Prima ancora di diventare commissario politico della Brigata Garibaldi Carnia, in molti lo avevano conosciuto come «il medico dei poveri», soprannominato così per la sua estrema disponibilità. Ma, come spesso accade ai protagonisti della Resistenza, anche per la figura di Aulo Magrini «Arturo», Medaglia d’argento al valor militare alla memoria, non sono mancati i tentativi di revisionismo storico stroncati, almeno in parte, da una sentenza della Cassazione di un paio d’anni fa che ha messo al bando le versioni lontane da quelle ufficialmente riconosciute.
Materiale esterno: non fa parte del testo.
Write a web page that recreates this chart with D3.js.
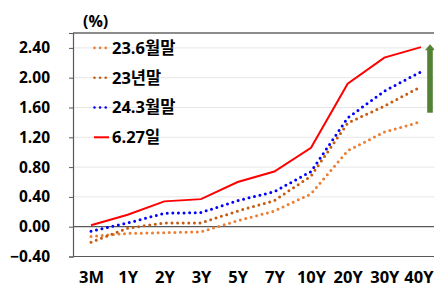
<!DOCTYPE html>
<html><head><meta charset="utf-8">
<script src="https://cdn.jsdelivr.net/npm/d3@7/dist/d3.min.js"></script>
<style>body{margin:0;background:#fff;}svg{display:block;font-family:"Open Sans","Noto Sans CJK KR",sans-serif;font-weight:bold;}</style>
</head><body><svg id="c" width="434" height="287"></svg>
<script>
const categories = ["3M","1Y","2Y","3Y","5Y","7Y","10Y","20Y","30Y","40Y"];
const seriesNames = ["23.6월말","23년말","24.3월말","6.27일"];
const s236 = [-0.13,-0.09,-0.08,-0.07,0.08,0.21,0.44,1.02,1.27,1.41];
const s23e = [-0.21,-0.02,0.05,0.05,0.21,0.35,0.68,1.39,1.62,1.88];
const s243 = [-0.06,0.05,0.18,0.19,0.35,0.47,0.74,1.46,1.82,2.08];
const s627 = [0.02,0.16,0.34,0.37,0.60,0.74,1.06,1.92,2.27,2.41];
const yTicks = [-0.4,0,0.4,0.8,1.2,1.6,2.0,2.4];
const arrowRange = [1.53, 2.45];

const colors = ["#ED7D31","#C55A11","#0000FF","#FF0000"];
const dotted = [true,true,true,false];
const data = [s236,s23e,s243,s627];
const FONT = '"Open Sans","Noto Sans CJK KR",sans-serif';

const svg = d3.select("#c");
const L = 73, T = 33, B = 256.5;
const x = d3.scalePoint().domain(categories).range([91, 421]);
const y = d3.scaleLinear().domain([-0.4, 2.6]).range([B, T]);

// gridlines
svg.append("g").selectAll("line").data(yTicks.filter(v=>v!==0 && v!==-0.4)).join("line")
  .attr("x1",L).attr("x2",434).attr("y1",d=>y(d)).attr("y2",d=>y(d))
  .attr("stroke","#e6e6e6").attr("stroke-width",1);
// top border
svg.append("line").attr("x1",L).attr("x2",434).attr("y1",T).attr("y2",T).attr("stroke","#8c8c8c").attr("stroke-width",2);
// zero line
svg.append("line").attr("x1",L).attr("x2",434).attr("y1",y(0)).attr("y2",y(0)).attr("stroke","#595959").attr("stroke-width",1.2);
// bottom line
svg.append("line").attr("x1",L).attr("x2",434).attr("y1",B).attr("y2",B).attr("stroke","#595959").attr("stroke-width",1.2);

// y axis
const yAxis = d3.axisLeft(y).tickValues(yTicks).tickFormat(d3.format(".2f")).tickSize(4).tickPadding(19);
const gy = svg.append("g").attr("transform",`translate(${L},0)`).call(yAxis);
gy.select(".domain").attr("stroke","#595959").attr("stroke-width",1.2);
gy.selectAll(".tick line").attr("stroke","#595959");
gy.selectAll("text").attr("fill","#000").style("font-size","15.5px").style("font-weight","bold")
  .style("font-family",FONT);

// x axis labels
const xAxis = d3.axisBottom(x).tickSize(0);
const gx = svg.append("g").attr("transform",`translate(0,${B})`).call(xAxis);
gx.select(".domain").remove();
gx.selectAll("text").attr("fill","#000").attr("y",26.5).attr("dy",0).style("font-size","16.5px").style("font-weight","bold")
  .style("font-family",FONT);
gx.selectAll(".tick").filter(d=>d===categories[categories.length-1]).select("text")
  .attr("text-anchor","end").attr("x",433 - x(categories[categories.length-1]));

// unit
svg.append("text").attr("x",83).attr("y",27).text("(%)").style("font-size","16px").attr("fill","#000");

// lines
const line = d3.line().x((d,i)=>x(categories[i])).y(d=>y(d));
data.forEach((s,k)=>{
  const p = svg.append("path").attr("d",line(s)).attr("fill","none").attr("stroke",colors[k]);
  if(dotted[k]) p.attr("stroke-width",3).attr("stroke-linecap","round").attr("stroke-dasharray","0 5.6");
  else p.attr("stroke-width",2);
});

// legend
const legY = [2.4,2.0,1.6,1.2];
seriesNames.forEach((n,k)=>{
  const yy = y(legY[k]);
  const l = svg.append("line").attr("x1",94).attr("x2",109).attr("y1",yy).attr("y2",yy).attr("stroke",colors[k]);
  if(dotted[k]) l.attr("stroke-width",2.6).attr("stroke-linecap","round").attr("stroke-dasharray","0 5.6").attr("x1",94.5).attr("x2",106);
  else l.attr("stroke-width",2);
  svg.append("text").attr("x",112).attr("y",yy).attr("dy","0.36em").text(n).style("font-size","16.5px").attr("fill","#000");
});

// green arrow
const ax = 430, a0 = y(arrowRange[0]), a1 = y(arrowRange[1]);
svg.append("rect").attr("x",ax-2.8).attr("y",a1+5).attr("width",5.6).attr("height",a0-a1-5).attr("fill","#548235");
svg.append("path").attr("d",`M${ax-5},${a1+6}L${ax},${a1}L${ax+5},${a1+6}Z`).attr("fill","#548235");
</script></body></html>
Era il 15 luglio del 1944 quando sul ponte di Nojaris, vicino a Sutrio, i nazisti uccisero Magrini e altri due partigiani, il garibaldino Ermes Solari «Griso» e Vito Riolino della Brigata Osoppo. Tra le voci che circolarono nel dopoguerra, si insinuò che «Arturo» fosse stato colpito dal fuoco amico. «Non ci sono dubbi su come sono andate realmente le cose – puntualizza Giulio Magrini, uno dei quattro figli di Aulo – le testimonianze dei presenti e di chi raccolse il corpo sono indiscutibili. Quel giorno i partigiani erano una dozzina e stavano cercando di fermare un’autocolonna tedesca. La borsa che aveva mio padre, nella quale conservava i soldi della brigata, venne portata via da uno dei tedeschi e fu restituita a mia madre mesi dopo, ma senza il denaro».

Giulio aveva 3 anni e rimase con la giovane mamma Margherita e gli altri fratelli. Il padre Aulo era passato a salutarli poche sere prima di quel tragico giorno. «Il ricordo che ho di lui è sfuocato – racconta – ma in famiglia e con gli amici più stretti se n’è sempre parlato molto, anche se nessuno di noi ha mai voluto sentirsi “il figlio dell’eroe”». Aulo Magrini, seguendo le orme del padre Arturo, si iscrisse alla facoltà di medicina di Padova, città nella quale maturò la sua adesione al comunismo.

«Durante una manifestazione antifascista mio padre si ferì a un polso – prosegue Giulio – . Mio nonno era un liberal radicale e per questo non vedeva di buon occhio l’inclinazione politica del figlio tanto che in quel periodo, annotò su un’agenda la frase «il bolscevismo in casa», segnandolo come uno dei momenti peggiori della sua vita».

Dopo la laurea, Aulo Magrini iniziò l’attività di medico in Val Pesarina, mantenendo uno sguardo costantemente rivolto alla comunità: «Mio padre aveva letto e studiato tanto, elaborando un po’ di idee, alcune molto attuali sulle questioni dell’economia e della società». Si recava spesso a Tolmezzo, dove conobbe la sua futura sposa Margherita, e dall’unione nacquero Ermanno, Umberto, Giulio e Fabio. Magrini rimase sempre fermo sulle sue posizioni contrarie al regime e quando si intensificarono le minacce fasciste nei suoi confronti – e arrivò un ordine di cattura – il giovane dottore si presentò al comando garibaldino, dando inizio alla vita clandestina, con il nome di «Arturo», in memoria del padre. In quei mesi immaginò un nuovo assetto politico e amministrativo per la Carnia. Come scrive Anna Di Qual in «Aulo Magrini, la vita di un partigiano» (pubblicato in Qualestoria n.2), progettava «non solo il superamento dell’apparato amministrativo fascista, ma anche dell’assetto pre-fascista».

Consapevole del rischio che stava correndo, Aulo lasciò una lettera alla moglie: «Che la ferma e calma decisione che chiunque, nelle sue pur modeste condizioni, voglia considerarsi degno del nome di uomo. Addio Margherita mia, a te e ai cari piccoli figli, in cui troverai sempre conforto e ragione di vita, di lotta, di sacrificio». Oggi, a distanza di più di settanta anni, il figlio Giulio non smette di ricordare il padre, anche ai nipoti: «Racconto loro che il bisnonno è andato nel bosco: «Andiamo a cercarlo?», chiedono. Rispondo che non si fa trovare perché è impegnato a controllare che non tornino più le guerre e ci sia la libertà di dire quello che si pensa».